This Pop-Up Dinner will feature a six course meal by Jonathan Zaragoza, traveling from Chicago to share his love of Mexican cooking with the Knoxville community.
1st: Roasted fall vegetables, chapulin vinaigrette, queso fresco, seeds.
2nd: blue corn tostada, avocado, chipotle shrimp, cilantro, onion.
3rd: consommé de chivo, mirliton, carrot.
4th: beef tongue, pipian, tomatillo relish.
5th: beef short rib, mole poblano, jocoque, potatoes.
6th: butternut squash & goat cheese fried pie, cajeta crema.
In December, 2014, Jonathan re-joined the family business, Birrieria Zaragoza as Executive Chef, overseeing the day-to-day operations, in particular, all aspects of the kitchen for process improvement initiatives.
Prior to joining Birrieria Zaragoza, he served as Executive Chef at Logan Square's Masa Azul from September 2012-August 2014. Previously, Jonathan worked as a cook in kitchens at Sepia from 2011-2012.

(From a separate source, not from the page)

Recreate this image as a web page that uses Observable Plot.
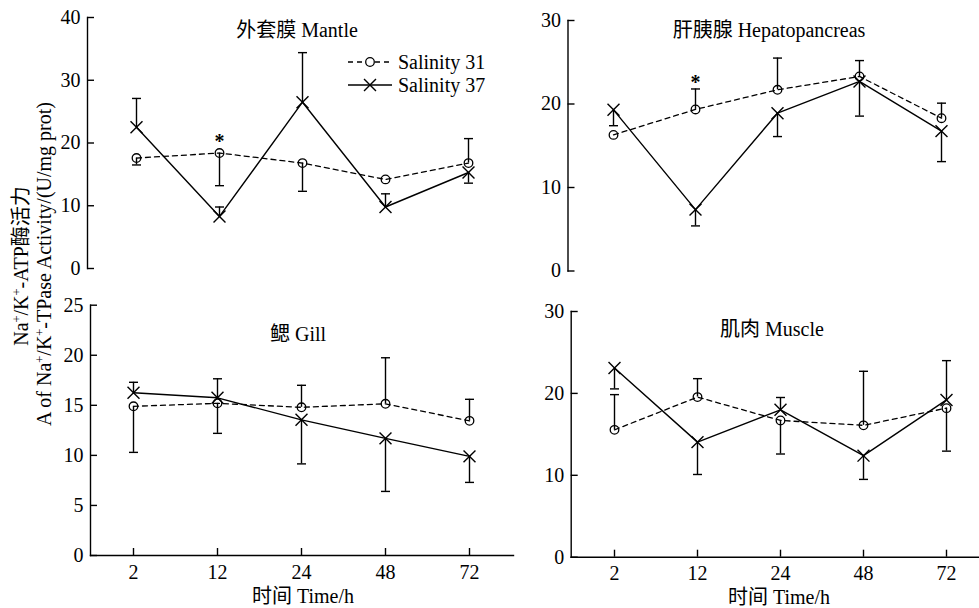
<!DOCTYPE html>
<html>
<head>
<meta charset="utf-8">
<script src="https://cdn.jsdelivr.net/npm/d3@7"></script>
<script src="https://cdn.jsdelivr.net/npm/@observablehq/plot@0.6"></script>
<style>
  html, body { margin: 0; padding: 0; background: #fff; }
  #wrap { position: relative; width: 979px; height: 608px; overflow: hidden; background: #fff;
          font-family: "Liberation Serif", "Noto Sans CJK SC", serif; color: #000; }
  #wrap svg { position: absolute; left: 0; top: 0; }
  #wrap svg text { font-family: "Liberation Serif", "Noto Sans CJK SC", serif; }
  .lbl { position: absolute; font-size: 20px; white-space: nowrap; transform: translate(-50%, -50%); line-height: 1; }
  .ylab { position: absolute; font-size: 20px; white-space: nowrap; line-height: 1;
          transform: translate(-50%, -50%) rotate(-90deg); }
  sup { font-size: 0.62em; vertical-align: 0.55em; line-height: 0; }
</style>
</head>
<body>
<div id="wrap"></div>
<script>
// ---------------- data ----------------
const times = ["2", "12", "24", "48", "72"];
const seriesNames = ["Salinity 31", "Salinity 37"];

// 外套膜 Mantle
const mantle31 = [17.6, 18.4, 16.8, 14.2, 16.8];
const mantle31Bar = [16.5, 13.2, 12.3, null, 20.7];
const mantle37 = [22.5, 8.3, 26.5, 9.8, 15.3];
const mantle37Bar = [27.1, 9.8, 34.4, 11.9, 13.6];
const mantleTicks = [0, 10, 20, 30, 40];
const mantleSig = [{t: "12", v: 20.3}];

// 肝胰腺 Hepatopancreas
const hepato31 = [16.3, 19.35, 21.7, 23.3, 18.3];
const hepato31Bar = [null, 21.8, 25.5, 25.2, 20.1];
const hepato37 = [19.3, 7.35, 18.9, 22.7, 16.75];
const hepato37Bar = [17.4, 5.4, 16.1, 18.55, 13.1];
const hepatoTicks = [0, 10, 20, 30];
const hepatoSig = [{t: "12", v: 22.6}];

// 鳃 Gill
const gill31 = [14.9, 15.2, 14.8, 15.15, 13.45];
const gill31Bar = [10.3, 12.2, 17.0, 19.75, 15.6];
const gill37 = [16.25, 15.75, 13.55, 11.7, 9.9];
const gill37Bar = [17.3, 17.65, 9.15, 6.4, 7.3];
const gillTicks = [0, 5, 10, 15, 20, 25];

// 肌肉 Muscle
const muscle31 = [15.55, 19.55, 16.7, 16.1, 18.2];
const muscle31Bar = [19.85, 21.8, 12.6, 22.7, 12.95];
const muscle37 = [23.1, 14.05, 18.0, 12.4, 19.2];
const muscle37Bar = [20.55, 10.1, 19.5, 9.5, 24.0];
const muscleTicks = [0, 10, 20, 30];

// ---------------- drawing ----------------
const W = 979, H = 608;
const font = "Liberation Serif, Noto Sans CJK SC, serif";
const wrap = document.getElementById("wrap");

const capSymbol = { draw(ctx) { ctx.moveTo(-4.5, 0); ctx.lineTo(4.5, 0); } };
const crossR = 5.5;

function rows(vals, bars) {
  return times.map((t, i) => ({t, v: vals[i], e: bars[i]}));
}

function panel(cfg) {
  const r31 = rows(cfg.s31, cfg.b31);
  const r37 = rows(cfg.s37, cfg.b37);
  const bars = [...r31, ...r37].filter(d => d.e != null);
  const sw = 1.3;
  const marks = [
    Plot.frame({anchor: "left", stroke: "black", strokeWidth: 1.4}),
    Plot.axisY({ticks: cfg.ticks, tickSize: -7, tickPadding: 14, fontSize: 20, strokeWidth: 1.4, label: null}),
    Plot.line(r31, {x: "t", y: "v", stroke: "black", strokeWidth: sw, strokeDasharray: "5,4"}),
    Plot.line(r37, {x: "t", y: "v", stroke: "black", strokeWidth: 1.4}),
    Plot.ruleX(bars, {x: "t", y1: "v", y2: "e", stroke: "black", strokeWidth: 1.4}),
    Plot.dot(bars, {x: "t", y: "e", symbol: capSymbol, stroke: "black", strokeWidth: 1.4}),
    Plot.dot(r31, {x: "t", y: "v", r: 4.3, stroke: "black", fill: "none", strokeWidth: sw}),
    Plot.dot(r37, {x: "t", y: "v", symbol: "times", r: crossR, stroke: "black", strokeWidth: 1.4})
  ];
  if (cfg.sig) marks.push(Plot.text(cfg.sig, {x: "t", y: "v", text: () => "*", fontSize: 20, fontWeight: "bold"}));
  if (cfg.xAxis) {
    marks.push(Plot.frame({anchor: "bottom", stroke: "black", strokeWidth: 1.4}));
    marks.push(Plot.axisX({tickSize: -7, tickPadding: 16, fontSize: 20, strokeWidth: 1.4, label: null}));
  }
  const svg = Plot.plot({
    width: W, height: H,
    marginLeft: cfg.left, marginRight: W - cfg.right,
    marginTop: cfg.top, marginBottom: H - cfg.bottom,
    style: {fontFamily: font, fontSize: "20px", background: "transparent", overflow: "visible"},
    x: {type: "point", domain: times, range: cfg.xRange, padding: 0, axis: null},
    y: {domain: [0, cfg.ticks[cfg.ticks.length - 1]], axis: null},
    marks
  });
  wrap.appendChild(svg);
}

panel({s31: mantle31, b31: mantle31Bar, s37: mantle37, b37: mantle37Bar, ticks: mantleTicks, sig: mantleSig,
       left: 87, right: 490, top: 17, bottom: 268, xRange: [135, 469], xAxis: false});
panel({s31: hepato31, b31: hepato31Bar, s37: hepato37, b37: hepato37Bar, ticks: hepatoTicks, sig: hepatoSig,
       left: 567.5, right: 979, top: 20, bottom: 270.5, xRange: [612.3, 941.7], xAxis: false});
panel({s31: gill31, b31: gill31Bar, s37: gill37, b37: gill37Bar, ticks: gillTicks,
       left: 90, right: 513, top: 304.7, bottom: 555, xRange: [132.3, 470.5], xAxis: true});
panel({s31: muscle31, b31: muscle31Bar, s37: muscle37, b37: muscle37Bar, ticks: muscleTicks,
       left: 570.7, right: 979, top: 311, bottom: 556.7, xRange: [613.3, 946.7], xAxis: true});

// ---------------- text ----------------
function label(html, x, y, cls = "lbl") {
  const d = document.createElement("div");
  d.className = cls;
  d.style.left = x + "px";
  d.style.top = y + "px";
  d.innerHTML = html;
  wrap.appendChild(d);
}
label("外套膜 Mantle", 297, 30);
label("肝胰腺 Hepatopancreas", 769, 30);
label("鳃 Gill", 298, 334);
label("肌肉 Muscle", 772, 329);
label("时间 Time/h", 303, 596);
label("时间 Time/h", 779, 597);
label("Na<sup>+</sup>/K<sup>+</sup>-ATP酶活力", 21, 266, "ylab");
label("A of Na<sup>+</sup>/K<sup>+</sup>-TPase Activity/(U/mg prot)", 44, 264, "ylab");

// legend
const leg = d3.select(wrap).append("svg")
  .attr("width", W).attr("height", H);
const legRows = [
  {name: seriesNames[0], y: 62, dash: "5,4", sym: "circle"},
  {name: seriesNames[1], y: 85, dash: null, sym: "times"}
];
legRows.forEach(r => {
  leg.append("line").attr("x1", 348).attr("x2", 392).attr("y1", r.y).attr("y2", r.y)
    .attr("stroke", "black").attr("stroke-width", 1.3).attr("stroke-dasharray", r.dash);
  if (r.sym === "circle") {
    leg.append("circle").attr("cx", 370).attr("cy", r.y).attr("r", 4.3)
      .attr("fill", "white").attr("stroke", "black").attr("stroke-width", 1.3);
  } else {
    leg.append("path").attr("transform", `translate(370,${r.y})`)
      .attr("d", d3.symbol(d3.symbolTimes, Math.PI * crossR * crossR)())
      .attr("fill", "none").attr("stroke", "black").attr("stroke-width", 1.4);
  }
  leg.append("text").attr("x", 398).attr("y", r.y).attr("dy", "0.35em")
    .attr("font-size", 20).text(r.name);
});
</script>
</body>
</html>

He started in the kitchen at an early age. Food is clearly important to the Zaragozas: both as a physical link between the generations and as a real way to keep the family sustained. He began helping his father, John, cooking Birria since the age of 12. In 2007, when Birrieria Zaragoza opened its doors, Jonathan also helped to cook the specialty oven-roasted goat served at Birrieria Zaragoza.